━━━ SUPPLIED MATERIAL ━━━

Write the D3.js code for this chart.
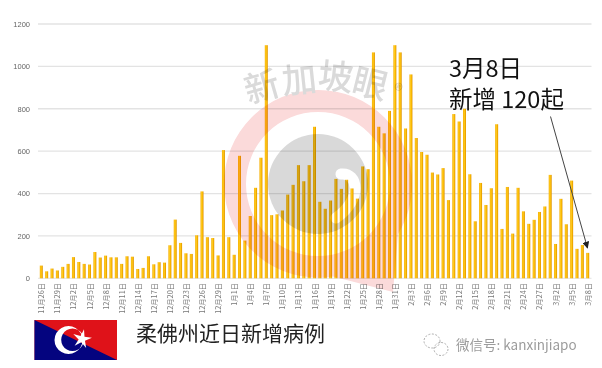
<!DOCTYPE html>
<html><head><meta charset="utf-8">
<style>html,body{margin:0;padding:0;background:#fff}svg{display:block}</style>
<script src="https://cdn.jsdelivr.net/npm/d3@7"></script></head><body>
<svg id="c" width="602" height="368"></svg>
<script>
const monthCounts = [["11月",26,30],["12月",1,31],["1月",1,31],["2月",1,28],["3月",1,8]];
const categories = monthCounts.flatMap(([m,a,b]) => d3.range(a,b+1).map(d => m+d+"日"));
const values = [60,33,46,37,54,68,100,77,68,65,124,98,107,99,99,68,104,102,44,49,104,66,76,74,156,277,167,118,115,203,
410,194,190,108,605,194,111,578,178,294,427,569,1100,298,302,320,395,441,534,458,534,715,361,328,367,469,422,465,424,376,528,515,
1066,715,684,790,1100,1066,707,962,662,596,583,499,490,520,369,775,740,800,491,269,450,346,425,727,233,431,211,427,316,257,276,313,339,488,162,375,255,461,139,157,120];
const yTicks = [0,200,400,600,800,1000,1200];
const titleText = "柔佛州近日新增病例";
const noteLines = ["3月8日","新增 120起"];
const brand = ["新","加","坡","眼","®"];
const wechat = "微信号: kanxinjiapo";

const cjk = "'Noto Sans CJK SC','Noto Sans',sans-serif";
const svg = d3.select("#c");
const defs = svg.append("defs");
const g = defs.append("linearGradient").attr("id","bar");
[[0,"#f6ae00"],[.4,"#ffcb1f"],[.7,"#f7b400"],[1,"#d98e00"]].forEach(([o,c])=>g.append("stop").attr("offset",o).attr("stop-color",c));
const mk = defs.append("marker").attr("id","ah").attr("viewBox","0 0 10 10").attr("refX",9).attr("refY",5)
  .attr("markerWidth",7).attr("markerHeight",7).attr("markerUnits","userSpaceOnUse").attr("orient","auto");
mk.append("path").attr("d","M0,0L10,5L0,10Z").attr("fill","#222");

const x = d3.scalePoint().domain(categories).range([41.3,587.7]);
const y = d3.scaleLinear().domain([0,1200]).range([278.3,24]);

// grid
svg.append("g").selectAll("line").data(yTicks).join("line")
  .attr("x1",38).attr("x2",591.5).attr("y1",d=>y(d)).attr("y2",d=>y(d))
  .attr("stroke",d=>d?"#e3e3e3":"#e8e8e8").attr("stroke-width",1.3);

// y axis
const ya = svg.append("g").attr("transform","translate(33,0)")
  .call(d3.axisLeft(y).tickValues(yTicks).tickFormat(d3.format("d")).tickSize(0).tickPadding(3));
ya.select(".domain").remove();
ya.selectAll("text").attr("font-family","'Liberation Sans',sans-serif").attr("font-size",7.5).attr("fill","#666");

// x labels
const xa = svg.append("g").attr("transform","translate(0,282)")
  .call(d3.axisBottom(x).tickValues(categories.filter((d,i)=>i%3===0)).tickSize(0));
xa.select(".domain").remove();
xa.selectAll("text").attr("font-family",cjk).attr("font-size",7.3).attr("fill","#777")
  .attr("text-anchor","end").attr("dy",0).attr("y",0).attr("x",0)
  .attr("transform","translate(2.5,1) rotate(-90)");

// bars
svg.append("g").selectAll("rect").data(values).join("rect")
  .attr("x",(d,i)=>x(categories[i])-1.5).attr("width",3)
  .attr("y",d=>y(d)).attr("height",d=>y(0)-y(d)).attr("fill","url(#bar)");

// watermark
const wm = svg.append("g").style("mix-blend-mode","multiply");
const cx=318, cy=184;
wm.append("path").attr("fill","#fbdada").attr("fill-rule","evenodd")
  .attr("d",`M${cx-94},${cy}A94,94 0 1,1 ${cx+94},${cy}A94,94 0 0,1 ${cx+80},${cy+50}L${cx+75},${cy+108}L${cx+15},${cy+92.5}A94,94 0 0,1 ${cx-94},${cy}Z
  M${cx-72},${cy}A72,72 0 1,0 ${cx+72},${cy}A72,72 0 1,0 ${cx-72},${cy}Z`);
wm.append("circle").attr("cx",cx).attr("cy",cy).attr("r",50).attr("fill","#d9d9d9");
wm.append("path").attr("fill","none").attr("stroke","#fff").attr("stroke-width",11).attr("stroke-linecap","round")
  .attr("d",`M${cx+23},${cy-10}C${cx+40},${cy-12} ${cx+45},${cy+15} ${cx+18},${cy+34}`);
const brandPos = [[261,84,-16,35],[299,77,-6,35],[336,74,6,35],[371,81,14,35],[398,89,18,18]];
wm.selectAll("text").data(brand).join("text")
  .attr("font-family",cjk).attr("font-size",(d,i)=>brandPos[i][3]).attr("fill","#dadada").attr("font-weight",500)
  .attr("text-anchor","middle").attr("dominant-baseline","central")
  .attr("transform",(d,i)=>`translate(${brandPos[i][0]},${brandPos[i][1]}) rotate(${brandPos[i][2]})`)
  .text(d=>d);

// annotation
const note = svg.append("g").attr("font-family",cjk).attr("font-size",23.5).attr("fill","#111");
note.selectAll("text").data(noteLines).join("text").attr("x",449).attr("y",(d,i)=>77+i*31).text(d=>d);
svg.append("line").attr("x1",550.5).attr("y1",116.5).attr("x2",587.5).attr("y2",248)
  .attr("stroke","#444").attr("stroke-width",1).attr("marker-end","url(#ah)");

// flag
const fx=34.5, fy=320, fw=82.5, fh=40;
const flag = svg.append("g");
flag.append("rect").attr("x",fx).attr("y",fy).attr("width",fw).attr("height",fh).attr("fill","#df1219");
flag.append("path").attr("d",`M${fx},${fy}L${fx+fw},${fy+fh}L${fx},${fy+fh}Z`).attr("fill","#04047f");
flag.append("path").attr("fill","#fff").attr("fill-rule","evenodd")
  .attr("d","M68.5,326a14,14 0 1,0 0.01,0Z M72.5,328.5a11.3,11.3 0 1,1 -0.01,0Z");
const star = d3.range(10).map(i=>{const r=i%2?3.4:10,a=i*Math.PI/5+0.2;return [82,339].map((c,k)=>k?c-r*Math.cos(a):c+r*Math.sin(a));});
flag.append("path").attr("d","M"+star.join("L")+"Z").attr("fill","#fff");

// title
svg.append("text").attr("x",136).attr("y",341).attr("font-family",cjk).attr("font-size",21).attr("fill","#222").text(titleText);

// wechat
const w = svg.append("g").attr("fill","none").attr("stroke","#999").attr("stroke-width",.8).attr("stroke-dasharray","2 1.5");
w.append("ellipse").attr("cx",432).attr("cy",341).attr("rx",8).attr("ry",7);
w.append("ellipse").attr("cx",441).attr("cy",349).attr("rx",7).attr("ry",6.5);
svg.append("text").attr("x",456).attr("y",350).attr("font-family",cjk).attr("font-size",13.5)
  .attr("fill","#9c9c9c").text(wechat);
</script></body></html>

━━━

[EXERCISE BRIEF] Transcribe the material exactly, leaving every picture out.

[REPLY TO THE EXERCISE]
Write the D3.js code for this chart.
<!DOCTYPE html>
<html><head><meta charset="utf-8">
<style>html,body{margin:0;padding:0;background:#fff}svg{display:block}</style>
<script src="https://cdn.jsdelivr.net/npm/d3@7"></script></head><body>
<svg id="c" width="602" height="368"></svg>
<script>
const monthCounts = [["11月",26,30],["12月",1,31],["1月",1,31],["2月",1,28],["3月",1,8]];
const categories = monthCounts.flatMap(([m,a,b]) => d3.range(a,b+1).map(d => m+d+"日"));
const values = [60,33,46,37,54,68,100,77,68,65,124,98,107,99,99,68,104,102,44,49,104,66,76,74,156,277,167,118,115,203,
410,194,190,108,605,194,111,578,178,294,427,569,1100,298,302,320,395,441,534,458,534,715,361,328,367,469,422,465,424,376,528,515,
1066,715,684,790,1100,1066,707,962,662,596,583,499,490,520,369,775,740,800,491,269,450,346,425,727,233,431,211,427,316,257,276,313,339,488,162,375,255,461,139,157,120];
const yTicks = [0,200,400,600,800,1000,1200];
const titleText = "柔佛州近日新增病例";
const noteLines = ["3月8日","新增 120起"];
const brand = ["新","加","坡","眼","®"];
const wechat = "微信号: kanxinjiapo";

const cjk = "'Noto Sans CJK SC','Noto Sans',sans-serif";
const svg = d3.select("#c");
const defs = svg.append("defs");
const g = defs.append("linearGradient").attr("id","bar");
[[0,"#f6ae00"],[.4,"#ffcb1f"],[.7,"#f7b400"],[1,"#d98e00"]].forEach(([o,c])=>g.append("stop").attr("offset",o).attr("stop-color",c));
const mk = defs.append("marker").attr("id","ah").attr("viewBox","0 0 10 10").attr("refX",9).attr("refY",5)
  .attr("markerWidth",7).attr("markerHeight",7).attr("markerUnits","userSpaceOnUse").attr("orient","auto");
mk.append("path").attr("d","M0,0L10,5L0,10Z").attr("fill","#222");

const x = d3.scalePoint().domain(categories).range([41.3,587.7]);
const y = d3.scaleLinear().domain([0,1200]).range([278.3,24]);

// grid
svg.append("g").selectAll("line").data(yTicks).join("line")
  .attr("x1",38).attr("x2",591.5).attr("y1",d=>y(d)).attr("y2",d=>y(d))
  .attr("stroke",d=>d?"#e3e3e3":"#e8e8e8").attr("stroke-width",1.3);

// y axis
const ya = svg.append("g").attr("transform","translate(33,0)")
  .call(d3.axisLeft(y).tickValues(yTicks).tickFormat(d3.format("d")).tickSize(0).tickPadding(3));
ya.select(".domain").remove();
ya.selectAll("text").attr("font-family","'Liberation Sans',sans-serif").attr("font-size",7.5).attr("fill","#666");

// x labels
const xa = svg.append("g").attr("transform","translate(0,282)")
  .call(d3.axisBottom(x).tickValues(categories.filter((d,i)=>i%3===0)).tickSize(0));
xa.select(".domain").remove();
xa.selectAll("text").attr("font-family",cjk).attr("font-size",7.3).attr("fill","#777")
  .attr("text-anchor","end").attr("dy",0).attr("y",0).attr("x",0)
  .attr("transform","translate(2.5,1) rotate(-90)");

// bars
svg.append("g").selectAll("rect").data(values).join("rect")
  .attr("x",(d,i)=>x(categories[i])-1.5).attr("width",3)
  .attr("y",d=>y(d)).attr("height",d=>y(0)-y(d)).attr("fill","url(#bar)");

// watermark
const wm = svg.append("g").style("mix-blend-mode","multiply");
const cx=318, cy=184;
wm.append("path").attr("fill","#fbdada").attr("fill-rule","evenodd")
  .attr("d",`M${cx-94},${cy}A94,94 0 1,1 ${cx+94},${cy}A94,94 0 0,1 ${cx+80},${cy+50}L${cx+75},${cy+108}L${cx+15},${cy+92.5}A94,94 0 0,1 ${cx-94},${cy}Z
  M${cx-72},${cy}A72,72 0 1,0 ${cx+72},${cy}A72,72 0 1,0 ${cx-72},${cy}Z`);
wm.append("circle").attr("cx",cx).attr("cy",cy).attr("r",50).attr("fill","#d9d9d9");
wm.append("path").attr("fill","none").attr("stroke","#fff").attr("stroke-width",11).attr("stroke-linecap","round")
  .attr("d",`M${cx+23},${cy-10}C${cx+40},${cy-12} ${cx+45},${cy+15} ${cx+18},${cy+34}`);
const brandPos = [[261,84,-16,35],[299,77,-6,35],[336,74,6,35],[371,81,14,35],[398,89,18,18]];
wm.selectAll("text").data(brand).join("text")
  .attr("font-family",cjk).attr("font-size",(d,i)=>brandPos[i][3]).attr("fill","#dadada").attr("font-weight",500)
  .attr("text-anchor","middle").attr("dominant-baseline","central")
  .attr("transform",(d,i)=>`translate(${brandPos[i][0]},${brandPos[i][1]}) rotate(${brandPos[i][2]})`)
  .text(d=>d);

// annotation
const note = svg.append("g").attr("font-family",cjk).attr("font-size",23.5).attr("fill","#111");
note.selectAll("text").data(noteLines).join("text").attr("x",449).attr("y",(d,i)=>77+i*31).text(d=>d);
svg.append("line").attr("x1",550.5).attr("y1",116.5).attr("x2",587.5).attr("y2",248)
  .attr("stroke","#444").attr("stroke-width",1).attr("marker-end","url(#ah)");

// flag
const fx=34.5, fy=320, fw=82.5, fh=40;
const flag = svg.append("g");
flag.append("rect").attr("x",fx).attr("y",fy).attr("width",fw).attr("height",fh).attr("fill","#df1219");
flag.append("path").attr("d",`M${fx},${fy}L${fx+fw},${fy+fh}L${fx},${fy+fh}Z`).attr("fill","#04047f");
flag.append("path").attr("fill","#fff").attr("fill-rule","evenodd")
  .attr("d","M68.5,326a14,14 0 1,0 0.01,0Z M72.5,328.5a11.3,11.3 0 1,1 -0.01,0Z");
const star = d3.range(10).map(i=>{const r=i%2?3.4:10,a=i*Math.PI/5+0.2;return [82,339].map((c,k)=>k?c-r*Math.cos(a):c+r*Math.sin(a));});
flag.append("path").attr("d","M"+star.join("L")+"Z").attr("fill","#fff");

// title
svg.append("text").attr("x",136).attr("y",341).attr("font-family",cjk).attr("font-size",21).attr("fill","#222").text(titleText);

// wechat
const w = svg.append("g").attr("fill","none").attr("stroke","#999").attr("stroke-width",.8).attr("stroke-dasharray","2 1.5");
w.append("ellipse").attr("cx",432).attr("cy",341).attr("rx",8).attr("ry",7);
w.append("ellipse").attr("cx",441).attr("cy",349).attr("rx",7).attr("ry",6.5);
svg.append("text").attr("x",456).attr("y",350).attr("font-family",cjk).attr("font-size",13.5)
  .attr("fill","#9c9c9c").text(wechat);
</script></body></html>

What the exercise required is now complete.